Ergebnisse Das Follow-up aller Patienten betrug 68% mit durchschnittlich 19,1 ± 14,6 (1 – 49) Monaten zwischen Frakturversorgung und klinischer Nachuntersuchung. 16% der Patienten wurden primär extern versorgt und zur Weiterbehandlung bzw. Revision an unsere Klinik verlegt. Das Durchschnittsalter betrug 78,0 ± 8,8 (55 – 94) Jahre. Der Großteil der Patienten war orthopädisch und internistisch vorerkrankt. Die PpFxK traten durchschnittlich 5,0 ± 4,8 (0 – 20) Jahre nach Index-OP (KTP-Primärimplantation oder -Revision) bei mehrheitlich einliegenden Oberflächenersatzprothesen auf, wohingegen Felix-Frakturen signifikant früher bei überwiegend achsgeführten KTPs vorzufinden waren. Führend waren mit 60% aller Fälle Rorabeck-II-Frakturen (n = 30). Die Score-Ergebnisse ergaben für das Gesamtkollektiv 31,1 ± 9,9 (14 – 46) Punkte im Oxford Knee Score, 52,6 ± 24,4 (20 – 100) Punkte im funktionellen Knee Society Score (KSS) und 58,7 ± 26,8 (0 – 99) Punkte im Knie-KSS (n = 25). Die radiologische Auswertung des RB-I- und -II-Kollektivs zeigte in 20,6% ein kombiniertes Malalignment in der Frontal- und Sagittalebene. Die Komplikationsrate des gesamten Kollektivs betrug 50%. Im Kollektiv der RB-Patienten war in 44% der Fälle eine operative Revision notwendig. Im RB- und Felix-Kollektiv traten Pseudarthrosen, Materialversagen, Infektionen, Wundheilungsstörungen und Refrakturen auf.

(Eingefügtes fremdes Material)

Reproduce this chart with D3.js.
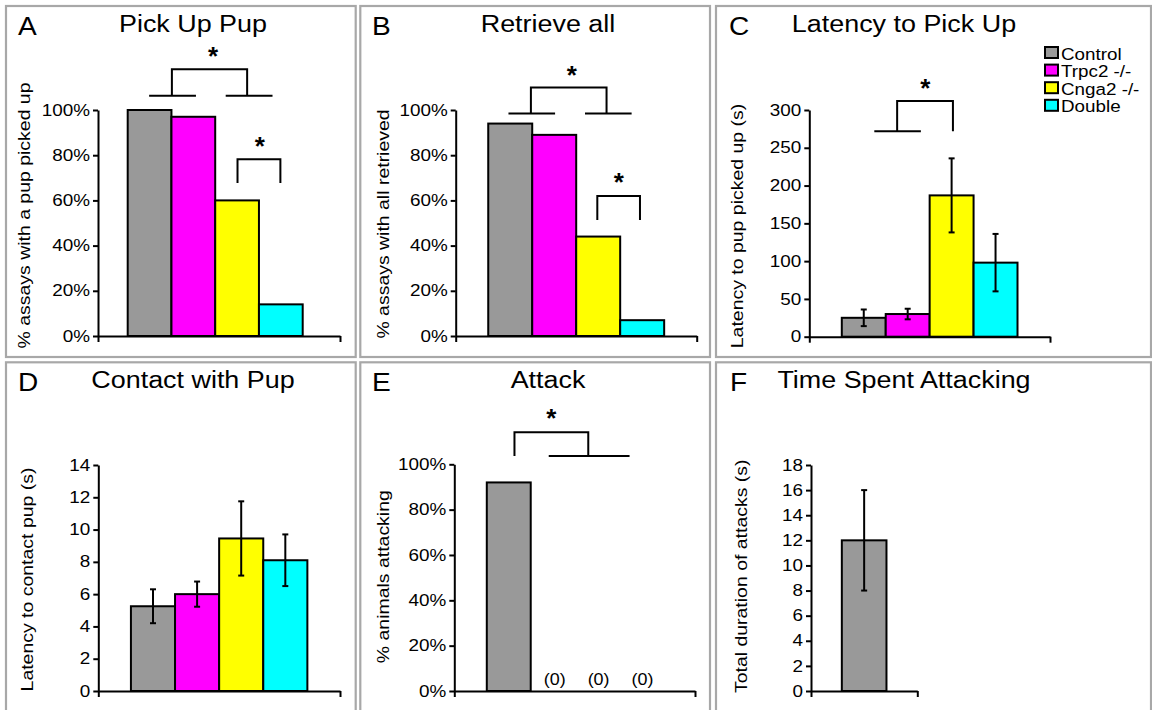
<!DOCTYPE html>
<html>
<head>
<meta charset="utf-8">
<script src="https://cdn.jsdelivr.net/npm/d3@7"></script>
<style>
  body { margin: 0; background: #fff; }
  svg { display: block; font-family: "Liberation Sans", Arial, sans-serif; }
</style>
</head>
<body>
<div id="chart"></div>
<script>
// Pup behaviour panels A-F, four genotypes

const groups = ["Control", "Trpc2 -/-", "Cnga2 -/-", "Double"];
const groupColors = ["#999999", "#ff00ff", "#ffff00", "#00ffff"];

const pickUpPct = [100, 97, 60, 14];
const retrievePct = [94, 89, 44, 7];
const latencyPickUp = [25, 30, 187, 98];
const latencyPickUpErr = [11, 7, 49, 38];
const latencyContact = [5.25, 6.0, 9.45, 8.1];
const latencyContactErr = [1.05, 0.78, 2.3, 1.6];
const attackPct = [92, 0, 0, 0];
const attackTime = [12];
const attackTimeErr = [4];

const pctTicks = [0, 20, 40, 60, 80, 100];
const latencyTicks = [0, 50, 100, 150, 200, 250, 300];
const contactTicks = [0, 2, 4, 6, 8, 10, 12, 14];
const attackTimeTicks = [0, 2, 4, 6, 8, 10, 12, 14, 16, 18];

// significance brackets, in (bar units, value units)
const bracketsA = [
  [[0.49, 106.3], [1.56, 106.3]],
  [[2.24, 106.3], [3.31, 106.3]],
  [[1.01, 106.3], [1.01, 118], [2.73, 118], [2.73, 106.3]],
  [[2.51, 67.7], [2.51, 78.2], [3.49, 78.2], [3.49, 67.7]]
];
const starsA = [[1.95, 126.5], [3.02, 86.7]];
const bracketsB = [
  [[0.46, 98.4], [1.52, 98.4]],
  [[2.2, 98.4], [3.26, 98.4]],
  [[0.97, 98.4], [0.97, 110], [2.69, 110], [2.69, 98.4]],
  [[2.48, 51.3], [2.48, 62], [3.45, 62], [3.45, 51.3]]
];
const starsB = [[1.9, 118], [2.97, 70.8]];
const bracketsC = [
  [[0.74, 272], [1.8, 272]],
  [[1.26, 272], [1.26, 312], [2.53, 312], [2.53, 272]]
];
const starsC = [[1.9, 337]];
const bracketsE = [
  [[0.63, 103.7], [0.63, 114.1], [2.31, 114.1], [2.31, 103.7]],
  [[1.41, 103.7], [3.25, 103.7]]
];
const starsE = [[1.47, 122.9]];

const W = 1152, H = 710;
const svg = d3.select("#chart").append("svg").attr("width", W).attr("height", H);
svg.append("rect").attr("width", W).attr("height", H).attr("fill", "#fff");

// the original type is drawn wider than Arial
function stretch(sel, s) {
  sel.each(function () {
    const t = d3.select(this);
    const x = +t.attr("x") || 0, y = +t.attr("y") || 0;
    const prev = t.attr("transform") || "";
    t.attr("transform", `${prev} translate(${x},${y}) scale(${s},1) translate(${-x},${-y})`);
  });
}

// panel frames
const frames = [
  [6, 6, 355.7, 357], [360.3, 6, 710, 357], [716, 6, 1151, 357],
  [6, 362.3, 355.7, 760], [360.3, 362.3, 710, 760], [716, 362.3, 1151, 760]
];
svg.selectAll(".frame").data(frames).enter().append("rect")
  .attr("class", "frame")
  .attr("x", d => d[0]).attr("y", d => d[1])
  .attr("width", d => d[2] - d[0]).attr("height", d => d[3] - d[1])
  .attr("fill", "none").attr("stroke", "#a8a8a8").attr("stroke-width", 2.2);

const panels = [
  { letter: "A", title: "Pick Up Pup", ylabel: "% assays with a pup picked up",
    values: pickUpPct, ticks: pctTicks, pct: true, barRange: [127.7, 302.7],
    x0: 98, x1: 340, yTop: 110, yBot: 336, lx: 18, tx: 193, row: 0,
    labX: 30, labY: 215.5, brackets: bracketsA, stars: starsA },
  { letter: "B", title: "Retrieve all", ylabel: "% assays with all retrieved",
    values: retrievePct, ticks: pctTicks, pct: true,
    x0: 455.7, x1: 696.7, yTop: 110, yBot: 336, lx: 372, tx: 548, row: 0,
    labX: 389.4, labY: 224, brackets: bracketsB, stars: starsB },
  { letter: "C", title: "Latency to Pick Up", ylabel: "Latency to pup picked up (s)",
    values: latencyPickUp, errors: latencyPickUpErr, ticks: latencyTicks,
    x0: 809.3, x1: 1050, yTop: 110, yBot: 336.7, lx: 729, tx: 904, row: 0,
    labX: 743.4, labY: 226, brackets: bracketsC, stars: starsC, legend: true },
  { letter: "D", title: "Contact with Pup", ylabel: "Latency to contact pup (s)",
    values: latencyContact, errors: latencyContactErr, ticks: contactTicks,
    x0: 98.3, x1: 340, yTop: 465, yBot: 691, lx: 18, tx: 193, row: 1,
    labX: 33.4, labY: 579.5 },
  { letter: "E", title: "Attack", ylabel: "% animals attacking",
    values: attackPct, ticks: pctTicks, pct: true, zeroLabels: true,
    x0: 454.3, x1: 695, yTop: 464.3, yBot: 691, lx: 372, tx: 548, row: 1,
    labX: 389.4, labY: 576.7, brackets: bracketsE, stars: starsE },
  { letter: "F", title: "Time Spent Attacking", ylabel: "Total duration of attacks (s)",
    values: attackTime, errors: attackTimeErr, ticks: attackTimeTicks, single: true,
    x0: 811, x1: 917.3, yTop: 465, yBot: 691, lx: 730, tx: 904, row: 1,
    labX: 747.4, labY: 576.3 }
];

panels.forEach(p => {
  const g = svg.append("g");
  const rowOff = p.row * 356;
  const cats = p.single ? groups.slice(0, 1) : groups;
  const padFrac = p.single ? 0.29 : 0.135;
  const span = p.x1 - p.x0;

  const y = d3.scaleLinear()
    .domain([0, d3.max(p.ticks)])
    .range([p.yBot, p.yTop]);
  const xAxisScale = d3.scaleLinear().domain([0, 1]).range([p.x0, p.x1]);
  const x = d3.scaleBand()
    .domain(cats)
    .range(p.barRange || [p.x0 + padFrac * span, p.x1 - padFrac * span])
    .padding(0);
  const xu = u => x.range()[0] + u * x.bandwidth();

  // letter + title
  g.append("text").attr("x", p.lx).attr("y", 35 + rowOff)
    .attr("font-size", 26).attr("fill", "#000").text(p.letter)
    .call(stretch, 1.08);
  g.append("text").attr("x", p.tx).attr("y", 32 + rowOff)
    .attr("text-anchor", "middle").attr("font-size", 23).attr("fill", "#000")
    .text(p.title).call(stretch, 1.17);

  // bars
  const rows = cats.map((c, i) => ({ cat: c, v: p.values[i], e: p.errors ? p.errors[i] : null, color: groupColors[i] }));
  g.selectAll(".bar").data(rows.filter(d => d.v > 0)).enter().append("rect")
    .attr("class", "bar")
    .attr("x", d => x(d.cat)).attr("width", x.bandwidth())
    .attr("y", d => y(d.v)).attr("height", d => y(0) - y(d.v))
    .attr("fill", d => d.color).attr("stroke", "#000").attr("stroke-width", 2);

  // error bars
  if (p.errors) {
    const eb = g.selectAll(".err").data(rows).enter().append("g")
      .attr("stroke", "#000").attr("stroke-width", 2);
    eb.append("line")
      .attr("x1", d => x(d.cat) + x.bandwidth() / 2).attr("x2", d => x(d.cat) + x.bandwidth() / 2)
      .attr("y1", d => y(d.v - d.e)).attr("y2", d => y(d.v + d.e));
    [-1, 1].forEach(sgn => {
      eb.append("line")
        .attr("x1", d => x(d.cat) + x.bandwidth() / 2 - 3).attr("x2", d => x(d.cat) + x.bandwidth() / 2 + 3)
        .attr("y1", d => y(d.v + sgn * d.e)).attr("y2", d => y(d.v + sgn * d.e));
    });
  }

  // "(0)" labels for empty groups
  if (p.zeroLabels) {
    g.selectAll(".zero").data(rows.filter(d => d.v === 0)).enter().append("text")
      .attr("x", d => x(d.cat) + x.bandwidth() / 2 + 2).attr("y", y(0) - 6)
      .attr("text-anchor", "middle").attr("font-size", 16).text("(0)")
      .call(stretch, 1.12);
  }

  // axes
  const yAxis = g.append("g").attr("transform", `translate(${p.x0},0)`)
    .call(d3.axisLeft(y).tickValues(p.ticks).tickSize(5).tickSizeOuter(0).tickPadding(3)
      .tickFormat(d => p.pct ? d + "%" : d));
  const xAxis = g.append("g").attr("transform", `translate(0,${p.yBot})`)
    .call(d3.axisBottom(xAxisScale).tickValues([0, 1]).tickSize(6).tickSizeOuter(0).tickFormat(""));
  [yAxis, xAxis].forEach(a => {
    a.select(".domain").attr("stroke", "#000").attr("stroke-width", 2);
    a.selectAll(".tick line").attr("stroke", "#000").attr("stroke-width", 2);
  });
  yAxis.selectAll(".tick text").attr("font-size", 16).attr("fill", "#000")
    .attr("font-family", "Liberation Sans, Arial, sans-serif").call(stretch, 1.18);

  // y label
  g.append("text")
    .attr("transform", `translate(${p.labX},${p.labY}) rotate(-90)`)
    .attr("text-anchor", "middle").attr("font-size", 16.5).attr("fill", "#000")
    .text(p.ylabel).call(stretch, 1.18);

  // significance brackets
  const line = d3.line().x(d => xu(d[0])).y(d => y(d[1]));
  (p.brackets || []).forEach(b => {
    g.append("path").attr("d", line(b)).attr("fill", "none")
      .attr("stroke", "#000").attr("stroke-width", 2);
  });
  (p.stars || []).forEach(s => {
    g.append("text").attr("x", xu(s[0])).attr("y", y(s[1])).attr("dy", "0.56em")
      .attr("text-anchor", "middle").attr("font-size", 26).attr("font-weight", "bold")
      .text("*");
  });

  // legend
  if (p.legend) {
    const lg = g.append("g").attr("transform", "translate(1045,47)");
    const item = lg.selectAll(".li").data(groups).enter().append("g")
      .attr("transform", (d, i) => `translate(0,${i * 17.6})`);
    item.append("rect").attr("width", 13).attr("height", 11)
      .attr("fill", (d, i) => groupColors[i]).attr("stroke", "#000").attr("stroke-width", 2);
    item.append("text").attr("x", 16).attr("y", 12.5).attr("font-size", 16.5)
      .attr("fill", "#000").text(d => d).call(stretch, 1.14);
  }
});
</script>
</body>
</html>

Schlussfolgerung PpFxK stellen eine schwere Verletzung dar, deren Therapie von hohen Komplikationsraten begleitet ist. Das Patientengut ist oft komplex mit einer entsprechenden Revisions- oder Infektanamnese. Die Versorgung sollte an einem Zentrum mit Expertise in der Traumatologie und Revisionsendoprothetik erfolgen. Eine präoperative Infektdiagnostik sowie adäquate Bildgebung sind essenziell. Aufgrund hoher Komplikationsraten nach osteosynthetischer Versorgung von RB-II-Frakturen empfehlen wir insbesondere bei hochbetagten Patienten mit fraglich osteosynthesefähigem periimplantärem Knochenstock und Frakturnähe zur KTP die Indikation zum geplanten Prothesenwechsel frühzeitig zu evaluieren. Bei der osteosynthetischen Versorgung ist immer auf eine korrekte Reposition in allen Ebenen zu achten und ggf. eine Doppelplattenosteosynthese durchzuführen.